Tokyo 2020, ciclismo: El Diablito sul trono d’Olimpia
L’ecuadoriano Richard Carapaz è il nuovo campione olimpico di ciclismo. Con una tattica perfetta, sfruttando a suo favore il continuo marcamento tra i due grandi favoriti, lo sloveno Tadej Pogacar ed il belga Wout Van Aert, il vincitore del Giro d’Italia 2019 ha conquistato una vittoria che mette a tacere coloro che, dopo il trionfo rosa, avevano dubitato del suo effettivo spessore. I due super pronosticati si sono dovuti accontentare di sprintare per i posti residui sul podio. Precedendo il gruppo dei battuti giunto a 1’07” dal vincitore, Van Aert ha conquistato l’argento e Pogacar il bronzo.
I primi 200 chilometri di gara sono stati all’insegna dell’azione di cinque coraggiosi: Juraj Sagan (Slovacchia), Nic Dlamini (Sud Africa), Michael Kukrle (Repubbica Ceca), Polychronis Tzortzakis (Grecia) e Orluis Aular (Venezuela). Il gruppo, totalmente disinteressato all’attacco nei primi 100 chilometri, ha lasciato che i fuggitivi guadagnassero fino a 20 minuti prima che Belgio e Slovenia decidessero di sacrificare un elemento ciascuno, rispettivamente Greg Van Avermaet e Jan Tratnik, per ricucire la corsa. Esaurita ai meno 40 dall’arrivo la fuga, l’inizio dell’ascesa al Mikuni Pass apriva le ostilità.
Van Aert schierava davanti gli ultimi due uomini rimastigli, Tiesj Benoot e Mauri Vansevenant. Sotto l’azione dei due fiamminghi il gruppo esplodeva, riducendosi a non più di 20 unità. Tra gli azzurri, i primi a staccarsi era Giulio Ciccone e Vincenzo Nibali con Alberto Bettiol, l’unico capace di restare con i primi.
A metà salita, nel tratto più duro con pendenza superiore al 20 per cento, partiva Tadej Pogacar. Lo sloveno, però, non era in versione Col de Romme e la sua azione, cui si univano lo statunitense Brandon McNulty ed il canadese Michael Woods, non creava un distacco decisivo. Così, poco dopo lo scollinamento, gli inseguitori rientravano, andando a formare un drappello di 13 corridori al comando: Bettiol (Italia), Van Aert (Belgio), Pogacar (Slovenia), Gaudu (Francia), A. Yates (Regno Unito), Mollema (Paesi Bassi), Uran (Colombia), Fuglsang (Danimarca), Schachmann (Germania), McNulty (USA), Carapaz (Ecuador), Kwiatkowski (Polonia) e Woods (Canada).

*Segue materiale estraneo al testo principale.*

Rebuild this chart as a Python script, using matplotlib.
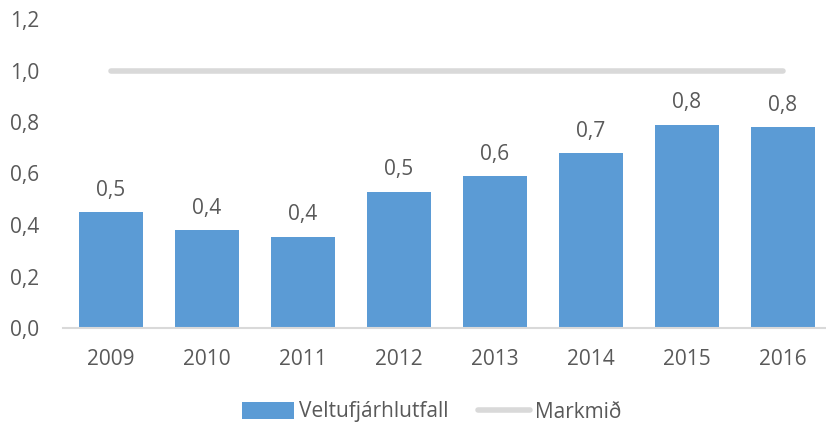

I battistrada affrontavano la lunga discesa verso il traguardo in modo scoordinato, tutti sulla difensiva in attesa di una mossa da parte di uno dei due favoriti. Questi, a loro volta, tiravano i remi in barca, Pogacar stanco per l’attacco andato a vuoto, Van Aert per lo sfiancante inseguimento. Di questa situazione di stallo approfittavano Carapaz e McNulty per partire dopo una curva, guadagnando in un batter d’occhio mezzo minuto. Il vantaggio si dilatava fino a 44” prima che Van Aert prendesse in mano la situazione recuperando 20 secondi su uno strappo a 12 chilometri dall’arrivo. Morivano, nel frattempo, le speranza azzurre con Bettiol che, vittima di crampi, era costretto ad alzare bandiera bianca.
L’ultimo dentello ai meno cinque dal traguardo chiudeva i giochi. Carapaz, avvertendo l’avvicinarsi degli inseguitori, lasciava McNulty sul posto e s’involava verso una storica seconda medaglia d’oro olimpica per il suo Paese, dopo quella di Jefferson Perez nella 20 chilometri di marcia ad Atlanta nel 1996. Dietro, rassegnati, gli altri si preparavano a contendersi i restanti posti sul podio. La feroce volata tra i duellanti sconfitti esprimeva la rabbia d’entrambi verso un traguardo beffardamente sfuggito. Una corsa dal dislivello di 4.865 metri era stata decisa in discesa.